By Greg Lush
There are those things in your work life that you just never forget. Consider yourself fortunate if you have a few to reflect on over the years. One for me is the first time I tried to explain what was in my head to a data scientist. Let's break down that sentence a bit, first "what was in my head;” not an easy process, regardless of the topic. My married readers have firsthand experience in translating their thoughts or ideas to another human being. "Talking to a data scientist" is in of itself not too much of a challenge, instead I think about it more like speaking with any person in a field of specific expertise. Depending upon the way the question or statement is formed, your message may or may not be communicated effectively. So, you are in a tough spot. How can you take those brilliant ideas which will revolutionize your business, nay, your entire industry, and transport them to the world of artificial intelligence? Not a single week goes by that you do not run across an advertisement, colleague, or manager asking you "why aren't we using AI?” Of course, that is a very vague question, yet one that remains top of mind. Wouldn't it be great if I could just figure out a way to translate my ideas into a workable output?
You might be picking up on the fact that I like to tell stories. I have found that telling a story helps add dimension when required and makes it interesting. A few years ago, I was searching for a tool to help with my story translation needs and ran across a wonderful book. Design A Better Business by Patrick van der Pijl, Justin Lokitz, and Lisa Kay Solomon is a fantastic approach to helping businesses with their challenges written in a creative format; you must check it out. Included with the book is access to a very handy website packed with templates.
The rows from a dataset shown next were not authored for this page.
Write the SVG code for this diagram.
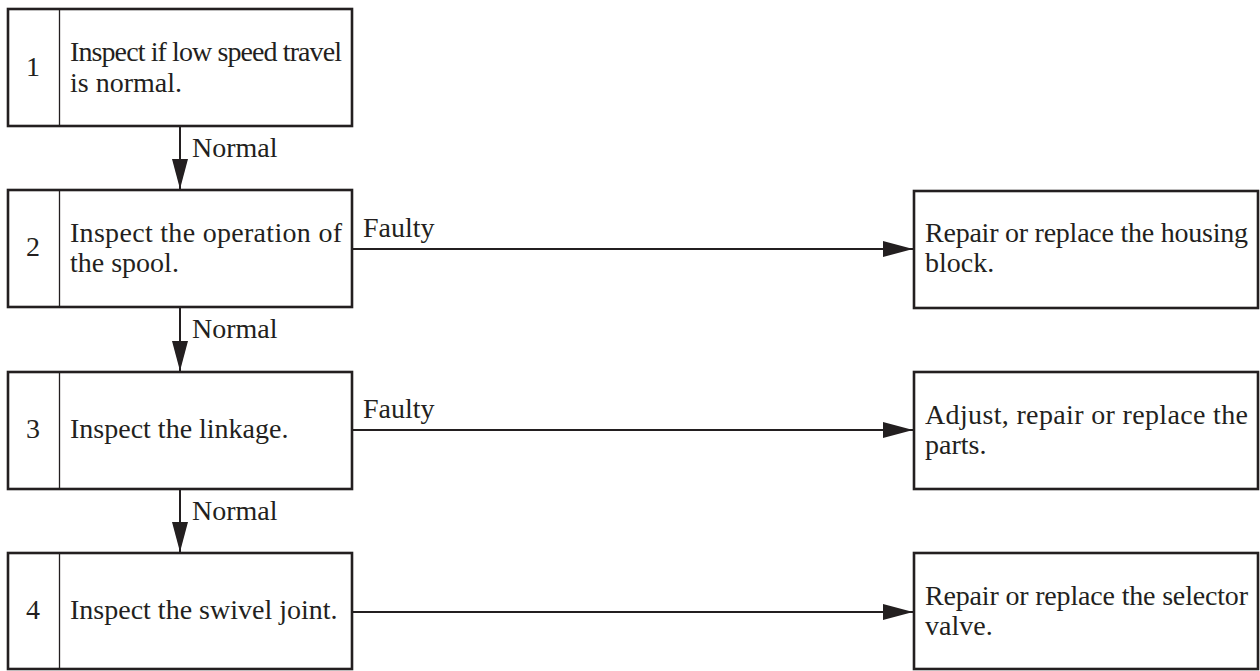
<svg xmlns="http://www.w3.org/2000/svg" width="1260" height="671" viewBox="0 0 1260 671">
<defs>
<style>
.box{fill:#fff;stroke:#231f20;stroke-width:2.6}
.div{stroke:#231f20;stroke-width:1.3}
.t{font-family:"Liberation Serif","Times New Roman",serif;font-size:28px;fill:#231f20}
.num{text-anchor:middle}
.conn{stroke:#231f20;stroke-width:2;fill:none}
.head{fill:#231f20}
</style>
<marker id="ah" markerUnits="userSpaceOnUse" markerWidth="32" markerHeight="18" refX="30" refY="8" orient="auto">
<path class="head" d="M0,0 L30,8 L0,16 Z"/>
</marker>
</defs>
<rect width="1260" height="671" fill="#fff"/>
<g id="connectors">
<line class="conn" x1="180" y1="127" x2="180" y2="189" marker-end="url(#ah)"/>
<line class="conn" x1="180" y1="308" x2="180" y2="371" marker-end="url(#ah)"/>
<line class="conn" x1="180" y1="490" x2="180" y2="552" marker-end="url(#ah)"/>
<line class="conn" x1="353" y1="249" x2="913" y2="249" marker-end="url(#ah)"/>
<line class="conn" x1="353" y1="430" x2="913" y2="430" marker-end="url(#ah)"/>
<line class="conn" x1="353" y1="612" x2="913" y2="612" marker-end="url(#ah)"/>
<text class="t" x="192" y="157">Normal</text>
<text class="t" x="192" y="338">Normal</text>
<text class="t" x="192" y="520">Normal</text>
<text class="t" x="363" y="237">Faulty</text>
<text class="t" x="363" y="418">Faulty</text>
</g>
<g id="step1">
<rect class="box" x="8" y="9" width="344" height="117"/>
<line class="div" x1="59.5" y1="9" x2="59.5" y2="126"/>
<text class="t num" x="33" y="76">1</text>
<text class="t" x="70" y="61" textLength="272">Inspect if low speed travel</text>
<text class="t" x="70" y="92">is normal.</text>
</g>
<g id="step2">
<rect class="box" x="8" y="190" width="344" height="117"/>
<line class="div" x1="59.5" y1="190" x2="59.5" y2="307"/>
<text class="t num" x="33" y="256">2</text>
<text class="t" x="70" y="242" textLength="272">Inspect the operation of</text>
<text class="t" x="70" y="272">the spool.</text>
</g>
<g id="step3">
<rect class="box" x="8" y="372" width="344" height="117"/>
<line class="div" x1="59.5" y1="372" x2="59.5" y2="489"/>
<text class="t num" x="33" y="438">3</text>
<text class="t" x="70" y="438">Inspect the linkage.</text>
</g>
<g id="step4">
<rect class="box" x="8" y="553" width="344" height="116"/>
<line class="div" x1="59.5" y1="553" x2="59.5" y2="669"/>
<text class="t num" x="33" y="619">4</text>
<text class="t" x="70" y="619">Inspect the swivel joint.</text>
</g>
<g id="action-housing">
<rect class="box" x="914" y="191" width="344" height="117"/>
<text class="t" x="925" y="242" textLength="323">Repair or replace the housing</text>
<text class="t" x="925" y="272">block.</text>
</g>
<g id="action-parts">
<rect class="box" x="914" y="372" width="344" height="117"/>
<text class="t" x="925" y="424" textLength="323">Adjust, repair or replace the</text>
<text class="t" x="925" y="454">parts.</text>
</g>
<g id="action-selector">
<rect class="box" x="914" y="553" width="344" height="116"/>
<text class="t" x="925" y="605" textLength="323">Repair or replace the selector</text>
<text class="t" x="925" y="635">valve.</text>
</g>
</svg>
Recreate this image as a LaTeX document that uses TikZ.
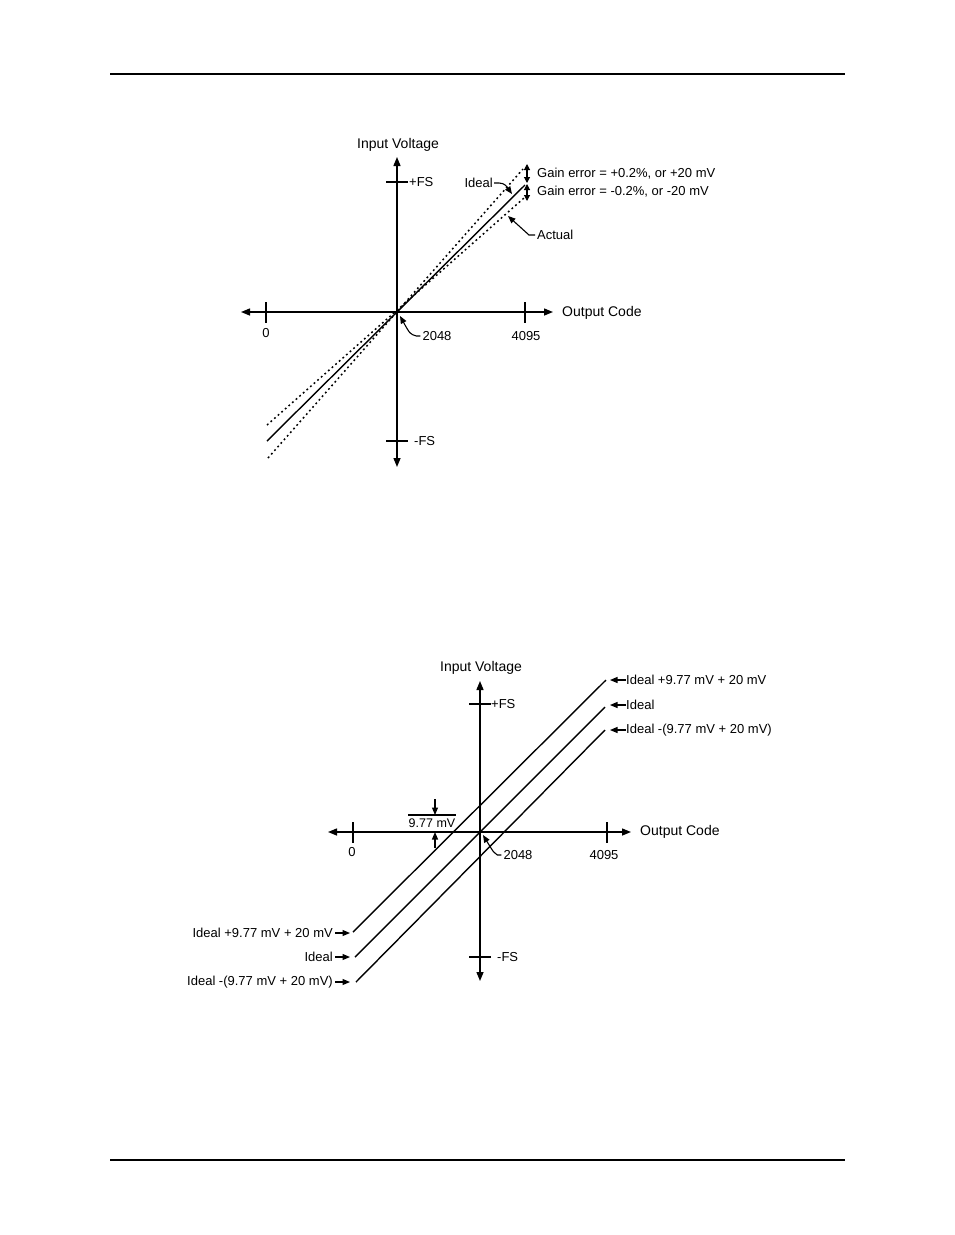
\documentclass[tikz,border=0pt]{standalone}
\usepackage{fontspec}
\setmainfont{Liberation Sans}
\usetikzlibrary{arrows.meta}
\begin{document}
\begin{tikzpicture}[x=1pt,y=-1pt,
  axis/.style={line width=1.4pt,{Triangle[length=9pt,width=7pt]}-{Triangle[length=9pt,width=7pt]}},
  tick/.style={line width=1.4pt},
  solidline/.style={line width=1.4pt},
  dotline/.style={line width=1.5pt,dash pattern=on 1.8pt off 3pt},
  lbl/.style={font=\fontsize{13}{15}\selectfont,inner sep=0pt},
  ttl/.style={font=\fontsize{14}{16}\selectfont,inner sep=0pt},
  small/.style={font=\fontsize{12.5}{14}\selectfont,inner sep=0pt},
  lead/.style={line width=1.1pt,-{Triangle[length=7.5pt,width=6pt]}},
  dbl/.style={line width=1.1pt,{Triangle[length=6pt,width=6pt]}-{Triangle[length=6pt,width=6pt]}},
  rule/.style={line width=1.4pt}
]
\useasboundingbox (0,0) rectangle (954,1235);
% page rules
\coordinate (hL) at (110,74);  \coordinate (hR) at (845,74);
\coordinate (fL) at (110,1160); \coordinate (fR) at (845,1160);
\draw[rule] (hL) -- (hR);
\draw[rule] (fL) -- (fR);

%% ---------------- top diagram ----------------
\coordinate (O1) at (397,312);
\coordinate (vT1) at (397,157); \coordinate (vB1) at (397,467);
\coordinate (hL1) at (241,312); \coordinate (hR1) at (553,312);
\draw[axis] (vB1) -- (vT1);
\draw[axis] (hL1) -- (hR1);
\draw[tick] (386,182) -- (408,182);
\draw[tick] (386,441) -- (408,441);
\draw[tick] (266,302) -- (266,323);
\draw[tick] (525,302) -- (525,323);

\node[ttl] (iv1) at (398,145) {Input Voltage};
\node[lbl,anchor=west] (pfs1) at (409,182) {+FS};
\node[lbl,anchor=west] (mfs1) at (414,441) {-FS};
\node[lbl] (z1) at (266,333) {0};
\node[lbl] (c2048a) at (437,336) {2048};
\node[lbl] (c4095a) at (526,336) {4095};
\node[ttl,anchor=west] (oc1) at (562,313) {Output Code};

% transfer lines
\coordinate (sA) at (267,441); \coordinate (sB) at (525,185);
\coordinate (dA) at (268,458); \coordinate (dB) at (523,169);
\coordinate (eA) at (267,425); \coordinate (eB) at (524,198);
\draw[solidline] (sA) -- (sB);
\draw[dotline] (dA) -- (dB);
\draw[dotline] (eA) -- (eB);

% gain error arrows
\coordinate (g1a) at (527,164); \coordinate (g1b) at (527,183);
\coordinate (g2a) at (527,184); \coordinate (g2b) at (527,201);
\draw[dbl] (g1a) -- (g1b);
\draw[dbl] (g2a) -- (g2b);
\node[lbl,anchor=west] (ge1) at (537,174) {Gain error = +0.2\%, or +20 mV};
\node[lbl,anchor=west] (ge2) at (537,192) {Gain error = -0.2\%, or -20 mV};

% Ideal / Actual leaders
\node[lbl,anchor=east] (idealT) at (493,183) {Ideal};
\coordinate (idealTip) at (512,194);
\draw[lead] ([xshift=1pt]idealT.east) -- ++(5,0) .. controls (505,183) and (507,187) .. (idealTip);
\node[lbl,anchor=west] (actT) at (537,235) {Actual};
\coordinate (actTip) at (508,216);
\draw[lead] ([xshift=-2pt]actT.west) -- ++(-6,0) -- (actTip);
\coordinate (t2048a) at (400,316);
\draw[lead] ([xshift=-2pt]c2048a.west) -- ++(-4,0) .. controls (410,334) .. (t2048a);

%% ---------------- bottom diagram ----------------
\coordinate (O2) at (480,832);
\coordinate (vT2) at (480,681); \coordinate (vB2) at (480,981);
\coordinate (hL2) at (328,832); \coordinate (hR2) at (631,832);
\draw[axis] (vB2) -- (vT2);
\draw[axis] (hL2) -- (hR2);
\draw[tick] (469,704) -- (491,704);
\draw[tick] (469,957) -- (491,957);
\draw[tick] (353,822) -- (353,843);
\draw[tick] (607,822) -- (607,843);

\node[ttl] (iv2) at (481,668) {Input Voltage};
\node[lbl,anchor=west] (pfs2) at (491,704) {+FS};
\node[lbl,anchor=west] (mfs2) at (497,957) {-FS};
\node[lbl] (z2) at (352,852) {0};
\node[lbl] (c2048b) at (518,855) {2048};
\node[lbl] (c4095b) at (604,855) {4095};
\node[ttl,anchor=west] (oc2) at (640,832) {Output Code};

\coordinate (uA) at (353,932); \coordinate (uB) at (606,680);
\coordinate (mA) at (355,957); \coordinate (mB) at (605,707);
\coordinate (lA) at (356,982); \coordinate (lB) at (605,730);
\draw[solidline] (uA) -- (uB);
\draw[solidline] (mA) -- (mB);
\draw[solidline] (lA) -- (lB);

% right labels
\node[lbl,anchor=west] (r1) at (626,680) {Ideal +9.77 mV + 20 mV};
\node[lbl,anchor=west] (r2) at (626,705) {Ideal};
\node[lbl,anchor=west] (r3) at (626,730) {Ideal -(9.77 mV + 20 mV)};
\coordinate (r1t) at (610,680); \coordinate (r2t) at (610,705); \coordinate (r3t) at (610,730);
\draw[lead] (r1.west) -- (r1t);
\draw[lead] (r2.west) -- (r2t);
\draw[lead] (r3.west) -- (r3t);

% left labels
\node[lbl,anchor=east] (l1) at (333,933) {Ideal +9.77 mV + 20 mV};
\node[lbl,anchor=east] (l2) at (333,957) {Ideal};
\node[lbl,anchor=east] (l3) at (333,982) {Ideal -(9.77 mV + 20 mV)};
\coordinate (l1t) at (350,933); \coordinate (l2t) at (350,957); \coordinate (l3t) at (350,982);
\draw[lead] ([xshift=2pt]l1.east) -- (l1t);
\draw[lead] ([xshift=2pt]l2.east) -- (l2t);
\draw[lead] ([xshift=2pt]l3.east) -- (l3t);

% 9.77 mV marker
\node[small] (m977) at (432,823) {9.77 mV};
\coordinate (mkL) at (408,815); \coordinate (mkR) at (456,815);
\draw[line width=1.1pt] (mkL) -- (mkR);
\coordinate (dnTail) at (435,799); \coordinate (dnTip) at (435,815);
\coordinate (upTail) at (435,848); \coordinate (upTip) at (435,832);
\draw[lead] (dnTail) -- (dnTip);
\draw[lead] (upTail) -- (upTip);

\coordinate (t2048b) at (483,835);
\draw[lead] ([xshift=-2pt]c2048b.west) -- ++(-4,0) .. controls (494,853) .. (t2048b);
\end{tikzpicture}
\end{document}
Trust me, the templates are fantastic. Find the "storytelling" template and read the tips on its use – it is very helpful. The example that I am going to provide will be in context of an Industrial Internet of Things (IIoT) design that we were translating to a handful of data scientists and internal supporters. Our project, which was narrowly scoped, had a total of eight "stories." I started with the business need template to collaborate with the organization and nail down what we were trying to accomplish. Once we came to consensus, I created an outline of which stories would be relevant and support one another. It is critical that you can thread a string through all of the stories. For me, it was tough to get started, even with the tools provided by Design A Better Business. Hopefully this example, based on the IIoT project, will get you kick started:
Story: Unmanned and Unitary (highest level story)
- Subject: Clients with unmanned buildings, a significant density of unitary systems and a desire to transition to condition-based service and maintenance
- Goal: Maximize client comfort and asset life by consuming and correlating all factors which holistically affect the building as a constantly changing environment.
- Audience: Our portfolio clients (with >1 building) and their customers and our internal and external workforces
- Before: Unmanned and unitary system-based buildings often go together. While larger properties have property managers and central plants; a significant majority of unmanned buildings (94% of all buildings per a survey conducted in 2014) are less sophisticated and in many cases may only have localized elementary control
- Set the Scene: The simple fact is the barrier to entry to work on unitary systems is quite low. In the small to medium business space it is not unusual to see inexperienced, untrained, and one-to-two-man companies. Without substantial forms of differentiation, we will continue to face margin challenges in a sliding and commoditized labor market
- What's the Point: To go head-to-head with our competitors, simply turning wrenches is an exercise in futility. Instead our best approach would be to leverage our size and ability to invest in science-based approaches to field service
- Conclusion: Our ability to invent, test, and tune designs across our broad customer base is unmatched in our service areas. Admittedly our concepts could be perceived as "cutting edge" and a bit risky. However, our efforts today will position us favorably for years to come with respect to margins and available labor
- After: A digital convergence of data spanning site logistics, PM contract configuration, site automation, financial performance, asset probability of failure, client relationships, influencers affecting the building has a solution, and worker skills. These variables leveraged through artificial intelligence algorithms designed to enhance customer value and increase productivity. Our investments in IOT and science-based approaches will change our industry
Years ago, a CFO I worked with told me, "Greg, the odds of me scrolling down to read content, is very low.” He continued, "Anyone can get their point across in 100 words, yet only the skilled communicators can explain themselves in 10 words.” The folks at Design A Better Business must have also worked with our CFO; you will see that all of their story telling templates are deliberately designed with small fields for your words. It takes me days to write these stories, I take a first pass often packed with too many words. I take a break, come back and whittle down the words. Although not evidenced by this book, I typically shave off double-digit percentages of words. This is not easy; however, you will find that less is more for you, your colleagues, and AI partners.